Why did it take a UFC champion to rejuvenate boxing?

Why did it take a UFC champion to rejuvenate boxing?

Although boxing is still the world’s number one combat sport, bit by bit mixed martial arts has been creeping up on its legacy and converting fans. There are still pugilist purists who take pride in the rich history of their sport and have no interest in any sort of hybrid fighting, but even those people have had the world of MMA forced upon them.

It seemed like pure delusion when Conor McGregor first suggested a bout with boxing legend Floyd Mayweather, but then the talk turned serious. Now the pair will square off on August 26th in what will surely be the fight game’s biggest pay-per-view smash of the year.

McGregor, a zero bout novice in the professional boxing ranks, will meet a man many consider the greatest ever at 49-0. It was a bout that many battle-hardened and worthy ring technicians would have given anything to have, but it went to a UFC champion.


Because he talks the talk. We’re not sure if he walks the walk yet.
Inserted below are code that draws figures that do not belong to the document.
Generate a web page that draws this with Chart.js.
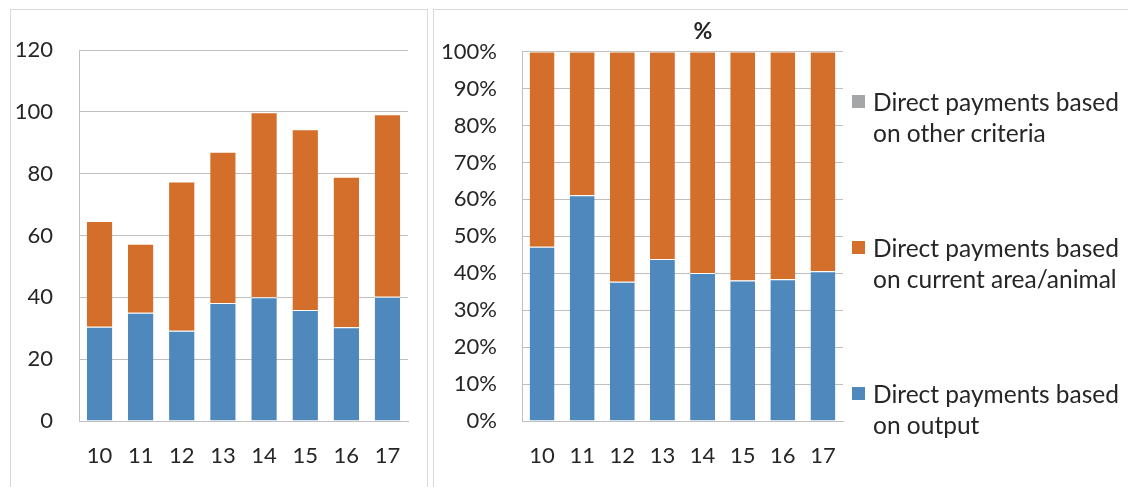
<!DOCTYPE html>
<html>
<head>
<meta charset="utf-8">
<script src="https://cdn.jsdelivr.net/npm/chart.js@4/dist/chart.umd.min.js"></script>
<style>
  body { margin: 0; background: #fff; width: 1128px; height: 487px; overflow: hidden; position: relative; font-family: Lato, sans-serif; }
  .frame { position: absolute; border: 1px solid #d9d9d9; box-sizing: border-box; }
  #leftBox { left: 10px; top: 9px; width: 418px; height: 500px; }
  #rightBox { left: 433px; top: 9px; width: 720px; height: 500px; }
  #leftWrap { position: absolute; left: 10px; top: 10px; width: 417px; height: 477px; }
  #rightWrap { position: absolute; left: 433px; top: 10px; width: 540px; height: 477px; }
  #legend { position: absolute; left: 852px; top: 86px; }
  .item { position: relative; height: 146px; padding-left: 21px; font-size: 24.5px; line-height: 31px; color: #262626; white-space: nowrap; }
  .item span.box { position: absolute; left: 0; top: 9px; width: 13px; height: 13px; }
</style>
</head>
<body>
<div class="frame" id="leftBox"></div>
<div class="frame" id="rightBox"></div>
<div id="leftWrap"><canvas id="left"></canvas></div>
<div id="rightWrap"><canvas id="right"></canvas></div>
<div id="legend"></div>
<script>
// years (2010-2017)
const years = ['10', '11', '12', '13', '14', '15', '16', '17'];

// values
const output = [30.5, 35.0, 29.2, 38.2, 40.0, 35.9, 30.3, 40.2];
const areaAnimal = [34.2, 22.3, 48.3, 48.9, 59.9, 58.5, 48.7, 59.0];
const otherCrit = [0, 0, 0, 0, 0, 0, 0, 0];

const seriesNames = [
  ['Direct payments based', 'on output'],
  ['Direct payments based', 'on current area/animal'],
  ['Direct payments based', 'on other criteria']
];
const COLORS = ['#4e88bc', '#d36f2a', '#a5a6a8'];

const FONT = { family: 'Lato, sans-serif', size: 22 };
const TXT = '#262626';
const GRID = '#bfbfbf';

// shares in percent, for the right chart
function share(arr) {
  return arr.map((v, i) => {
    const tot = output[i] + areaAnimal[i] + otherCrit[i];
    return v / tot * 100;
  });
}

function makeSets(a, b, c) {
  return [a, b, c].map((d, i) => ({
    label: seriesNames[i].join(' '),
    data: d,
    backgroundColor: COLORS[i],
    borderColor: '#ffffff',
    borderWidth: { top: 1, left: 0, right: 0, bottom: 0 },
    borderSkipped: 'start',
    barPercentage: 0.62,
    categoryPercentage: 1
  }));
}

function axes(max, step, yWidth, yPad, cb) {
  return {
    x: {
      stacked: true,
      grid: { display: false, drawTicks: false },
      border: { display: true, color: GRID, width: 1 },
      ticks: { font: FONT, color: TXT, padding: 22, maxRotation: 0 },
      afterFit: s => { s.height = 66; }
    },
    y: {
      stacked: true,
      min: 0,
      max: max,
      grid: { color: GRID, drawTicks: false },
      border: { display: true, color: GRID, width: 1 },
      ticks: { stepSize: step, font: FONT, color: TXT, padding: yPad, callback: cb },
      afterFit: s => { s.width = yWidth; }
    }
  };
}

const left = new Chart(document.getElementById('left'), {
  type: 'bar',
  data: { labels: years, datasets: makeSets(output, areaAnimal, otherCrit) },
  options: {
    responsive: true,
    maintainAspectRatio: false,
    animation: false,
    layout: { padding: { top: 40, right: 19, bottom: 0, left: 0 } },
    plugins: { legend: { display: false }, tooltip: { enabled: false } },
    scales: axes(120, 20, 69, 26, v => v)
  }
});

// right chart: an empty right-hand axis keeps room for the legend,
// so the title stays centred on the whole panel
const rScales = axes(100, 10, 89, 25, v => v + '%');
rScales.yRoom = {
  position: 'right',
  min: 0,
  max: 1,
  grid: { display: false, drawTicks: false },
  border: { display: false },
  ticks: { display: false },
  afterFit: s => { s.width = 130; }
};

const right = new Chart(document.getElementById('right'), {
  type: 'bar',
  data: { labels: years, datasets: makeSets(share(output), share(areaAnimal), share(otherCrit)) },
  options: {
    responsive: true,
    maintainAspectRatio: false,
    animation: false,
    layout: { padding: 0 },
    plugins: {
      legend: { display: false },
      tooltip: { enabled: false },
      title: {
        display: true,
        text: '%',
        color: TXT,
        font: { family: 'Lato, sans-serif', size: 23, weight: 'bold', lineHeight: 1.2 },
        padding: { top: 8, bottom: 6 }
      }
    },
    scales: rScales
  }
});

// legend, listed from top: other, area/animal, output
const leg = document.getElementById('legend');
[2, 1, 0].forEach(i => {
  const d = document.createElement('div');
  d.className = 'item';
  d.innerHTML = '<span class="box" style="background:' + COLORS[i] + '"></span>' +
    seriesNames[i][0] + '<br>' + seriesNames[i][1];
  leg.appendChild(d);
});
</script>
</body>
</html>
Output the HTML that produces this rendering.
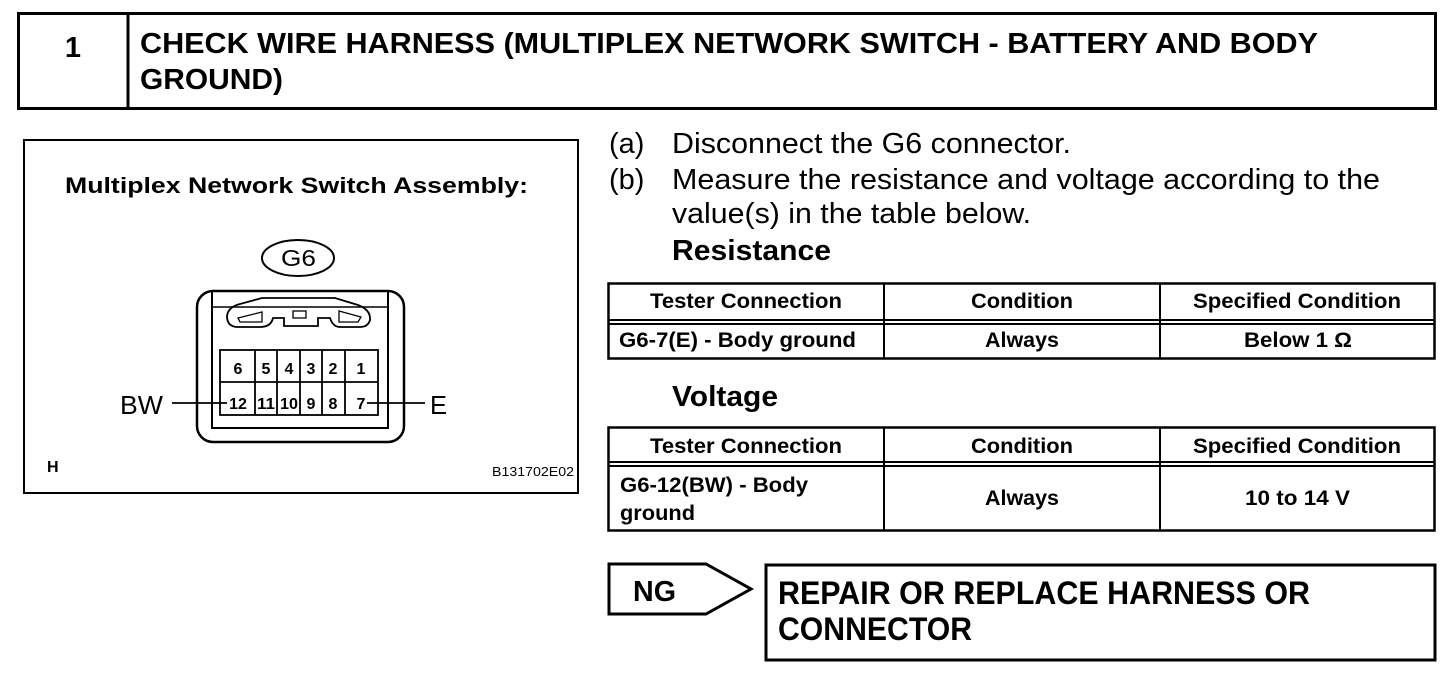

Glimpses of training footage have surfaced which include him having a reasonable run of things against a former world champion in Paulie Malignaggi, but that doesn’t correlate to doing it in the ring against Mayweather.

At this point, Floyd Mayweather is interested in retiring at 50-0, and adding 8-figures to his net worth. It would see him surpass Rocky Marciano at 49-0 without having to go against one of the bigger threats, but it also makes him considerably richer than any of the other alternatives.

McGregor has almost single-handedly lifted the profile of the UFC and has dominated the MMA PPV market over the past couple of years. Other than Mayweather, no boxer draws in the same amount of sales. The constant dollar signs in ‘Money’s’ eyes saw the biggest cash pot coming from an adversary who would pull his weight in selling the bout alongside him, regardless of merit.
You only have to look in the boxing media to realise how this bout has taken over. A legitimate middleweight title fight between Gennady ‘GGG’ Golovkin (37-0) and Saul ‘Canelo’ Alvarez (49-1-1) takes place in Las Vegas a matter of weeks later, yet the column inches still focus on McGregor – the ins and outs of his camp, his fallouts, his wisecracks.

That’s because, as legitimate as both ‘GGG’ and ‘Canelo’ are, neither have the public output or personality that the charismatic Irishman brings to the table. Humble, hard-working champions, they don’t make the brash statements or goad their opponents in the same way. Time after time, the comparison site Oddschecker tips them to finish solid opponents and they deliver. McGregor’s name shouldn’t even feature in their lexicon given how high they are flying in the boxing world, but ahead of their much-anticipated contest, neither can field an interview without ‘The Notorious’ being brought into the equation.

“If that miracle was to happen, then we can talk,” Alvarez was forced to comment when asked if he’d be interested in a fight with the SBG man if he somehow managed to get past Mayweather.
The agitation with which his promoter, Oscar De La Hoya, tried to get the subject back on track spoke volumes.

“We have the real fight and the real event,” he said, but they don’t have the headlines, and they won’t have the PPV sales.

The softly-spoken Kazakhstan fighter Golovkin has given his thoughts on the spectacle, calling it merely a “funny show”, something almost any boxing fan would agree with.
“Everybody knows he is not a boxer, just a showman,” he stated, with all parties keen to assert that they’re the legitimate contest.

As correct as that is, the boxing world cannot sit by and idly watch as Conor McGregor shows them how to bring eyeballs to a bout, a bout he talked himself into and, in terms of credentials, surely didn’t deserve. Instead of fighting a constant battle to downplay the McGregor show, they should be taking a leaf from the book.

It’s been years since Mayweather had an exciting bout, but still people will tune in in their droves. Like Mayweather, McGregor commands a huge audience built up of those that love him, and those that love to hate him. Either way, their dollars filter into the pockets of the two stars.

The entrance of ‘The Notorious’ into the squared circle has brought a new, modern fight-loving audience to boxing, as well as the longstanding fans that have lived through the heydeys. Now they are watching, it’s up to the other athletes to keep them there.